The new research, conducted at the Institute for Quantum Optics and Quantum Communication in Austria, closes the fair-sampling loophole by using improved photon sources (spontaneous parametric down-conversion in a Sagnac configuration) and ultra-sensitive detectors provided by the Single Photonics and Quantum Information project in PML's Quantum Electronics and Photonics Division. That combination, the researchers write, was "crucial for achieving a sufficiently high collection efficiency," resulting in a high-accuracy data set – requiring no assumptions or correction of count rates – that confirmed quantum entanglement to nearly 70 standard deviations.

Diagram of the TES sensor and immediate connections.
The photon detectors are transition-edge sensors (TESs), a design that provides single-photon detection efficiencies as high as 98%. Each unit, about 25 µm x 25 µm, contains a tungsten film 20 nm thick that is kept at a temperature (about 100 mK) right at the transition between the superconducting state and normal resistance. A small bias voltage is applied across the sensor. When an incident photon from a coupled optical fiber deposits energy in the tungsten film, the temperature rises, the resistance of the tungsten increases substantially, and the resulting current drop signals detection.
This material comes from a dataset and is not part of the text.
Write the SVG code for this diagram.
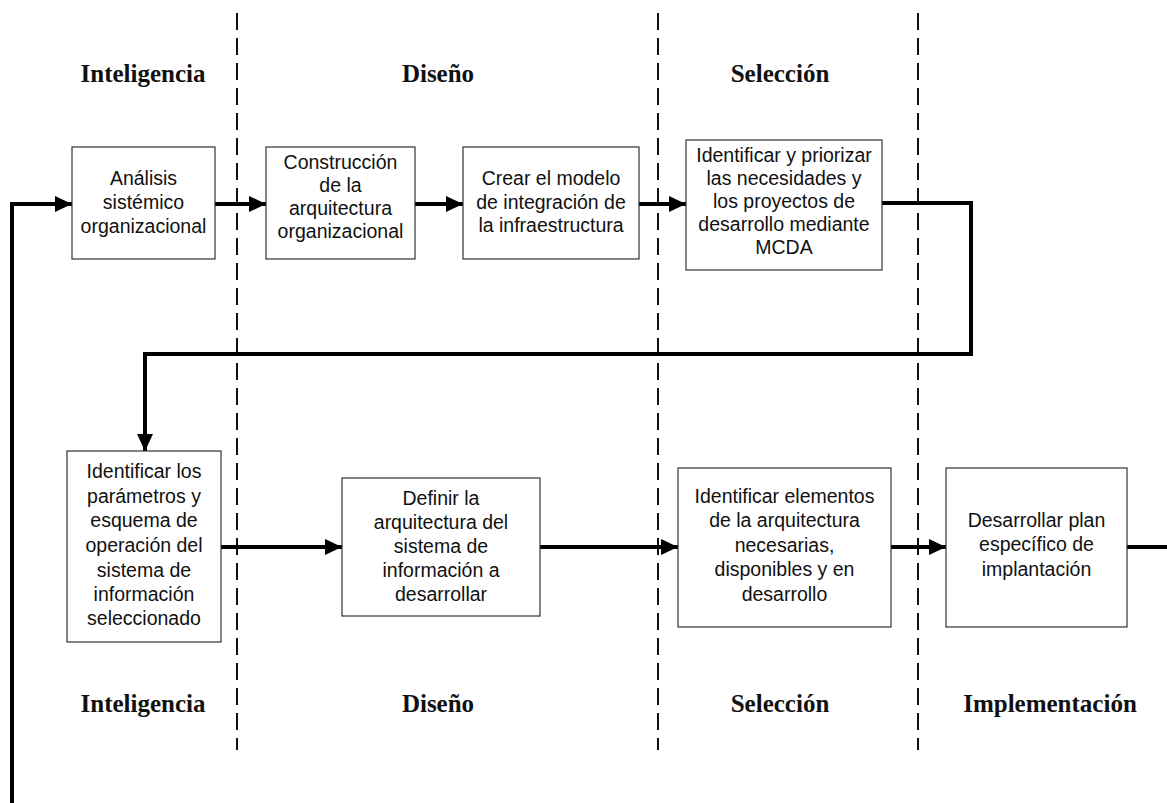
<svg xmlns="http://www.w3.org/2000/svg" width="1167" height="803" viewBox="0 0 1167 803">
<style>
.box{fill:#fff;stroke:#333;stroke-width:1.2}
.t{font-family:"Liberation Sans",Arial,sans-serif;font-size:19.5px;fill:#111;text-anchor:middle}
.ph{font-family:"Liberation Serif","Times New Roman",serif;font-size:25px;font-weight:bold;fill:#111;text-anchor:middle}
.dash{stroke:#111;stroke-width:2;stroke-dasharray:17 8;fill:none}
.c{stroke:#000;stroke-width:4;fill:none}
</style>
<defs>
<marker id="ah" markerUnits="userSpaceOnUse" markerWidth="18" markerHeight="18" refX="17" refY="8" orient="auto">
<path d="M0,0 L17,8 L0,16 Z" fill="#000"/>
</marker>
</defs>
<g id="lanes">
<line class="dash" x1="237" y1="13" x2="237" y2="750"/>
<line class="dash" x1="658" y1="13" x2="658" y2="750"/>
<line class="dash" x1="918" y1="13" x2="918" y2="750"/>
</g>
<g id="phases">
<text class="ph" x="143" y="82">Inteligencia</text>
<text class="ph" x="438" y="82">Diseño</text>
<text class="ph" x="780" y="82">Selección</text>
<text class="ph" x="143" y="712">Inteligencia</text>
<text class="ph" x="438" y="712">Diseño</text>
<text class="ph" x="780" y="712">Selección</text>
<text class="ph" x="1050" y="712">Implementación</text>
</g>
<g id="connectors">
<path class="c" d="M12,803 V204 H72" marker-end="url(#ah)"/>
<path class="c" d="M215,204 H266" marker-end="url(#ah)"/>
<path class="c" d="M415,204 H463" marker-end="url(#ah)"/>
<path class="c" d="M639,204 H686" marker-end="url(#ah)"/>
<path class="c" d="M882,203 H971 V354 H145 V451" marker-end="url(#ah)"/>
<path class="c" d="M221,547 H342" marker-end="url(#ah)"/>
<path class="c" d="M540,547 H678" marker-end="url(#ah)"/>
<path class="c" d="M891,547 H946" marker-end="url(#ah)"/>
<path class="c" d="M1127,547 H1167"/>
</g>
<g id="n1">
<rect class="box" x="72" y="147" width="143" height="112"/>
<text class="t" x="143.5" y="185">Análisis</text>
<text class="t" x="143.5" y="209">sistémico</text>
<text class="t" x="143.5" y="233">organizacional</text>
</g>
<g id="n2">
<rect class="box" x="266" y="147" width="149" height="112"/>
<text class="t" x="340.5" y="169">Construcción</text>
<text class="t" x="340.5" y="192">de la</text>
<text class="t" x="340.5" y="215">arquitectura</text>
<text class="t" x="340.5" y="238">organizacional</text>
</g>
<g id="n3">
<rect class="box" x="463" y="147" width="176" height="112"/>
<text class="t" x="551" y="185">Crear el modelo</text>
<text class="t" x="551" y="209">de integración de</text>
<text class="t" x="551" y="232">la infraestructura</text>
</g>
<g id="n4">
<rect class="box" x="686" y="140" width="196" height="130"/>
<text class="t" x="784" y="162">Identificar y priorizar</text>
<text class="t" x="784" y="185">las necesidades y</text>
<text class="t" x="784" y="208">los proyectos de</text>
<text class="t" x="784" y="231">desarrollo mediante</text>
<text class="t" x="784" y="254">MCDA</text>
</g>
<g id="n5">
<rect class="box" x="67" y="451" width="154" height="191"/>
<text class="t" x="144" y="478">Identificar los</text>
<text class="t" x="144" y="503">parámetros y</text>
<text class="t" x="144" y="527">esquema de</text>
<text class="t" x="144" y="552">operación del</text>
<text class="t" x="144" y="577">sistema de</text>
<text class="t" x="144" y="601">información</text>
<text class="t" x="144" y="625">seleccionado</text>
</g>
<g id="n6">
<rect class="box" x="342" y="478" width="198" height="138"/>
<text class="t" x="441" y="505">Definir la</text>
<text class="t" x="441" y="529">arquitectura del</text>
<text class="t" x="441" y="553">sistema de</text>
<text class="t" x="441" y="577">información a</text>
<text class="t" x="441" y="601">desarrollar</text>
</g>
<g id="n7">
<rect class="box" x="678" y="468" width="213" height="159"/>
<text class="t" x="784.5" y="503">Identificar elementos</text>
<text class="t" x="784.5" y="527">de la arquitectura</text>
<text class="t" x="784.5" y="552">necesarias,</text>
<text class="t" x="784.5" y="576">disponibles y en</text>
<text class="t" x="784.5" y="601">desarrollo</text>
</g>
<g id="n8">
<rect class="box" x="946" y="468" width="181" height="159"/>
<text class="t" x="1036.5" y="527">Desarrollar plan</text>
<text class="t" x="1036.5" y="551">específico de</text>
<text class="t" x="1036.5" y="576">implantación</text>
</g>
</svg>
Not only are TES detectors highly efficient, but they are intrinsically free of spurious "dark counts" – detection signals that occur when no photon is present. "This combination," the researchers note, "is imperative for an experiment in which no correction of count rates can be tolerated."

For the experiment, Sae Woo Nam, project leader for Single Photonics and Quantum Information, and colleagues provided a set of TES detectors optimized for the 810 nm photons produced by the source. Each was carefully constructed to minimize losses that can result from packaging and source-to-detector fiber coupling. "Our packaging is one of the key enabling technologies that make the experiment possible," Nam says.

Another is the absence of dark counts. "In a test of local realism, the margin for error is very small." Nam says. "You can't correct for any errors because you can't be sure that whether it is truly an error or 'reality.' Only detectors such as the TES, which essentially have no intrinsic dark counts, can be used for the types of experiments that have been conducted to date with entangled photons."

The work was particularly demanding for the PML team in Boulder, Co because all the experiments were conducted in Vienna, Austria.

"The most challenging part of our role was the remote distance and waiting," Nam says. "We had some very nice results as early as November, 2010. However, reproducing the results after our initial work has been demanding because of changes in experimental apparatus in Vienna.

"In addition, the cryogenic systems for our TES detectors were from the European scientists, as opposed to systems that we have built and tested at NIST. Getting these new systems working without touching them has been a challenge for everyone."

If recent successes are predictive of the future, PML's TES technology will continue to provide state-of-the-art capabilities to numerous other experiments and research projects.

"The single-photon detectors developed by the NIST team have proven to be a game-changer for the quantum information research community around the world," says Robert Hickernell, Acting Chief of the Quantum Electronics and Photonics Division. "Many major research groups in the quantum optics field now rely on NIST's detectors, based on their record efficiency and superior cryogenics and packaging, for seminal results such as this closing of the fair-sampling loophole."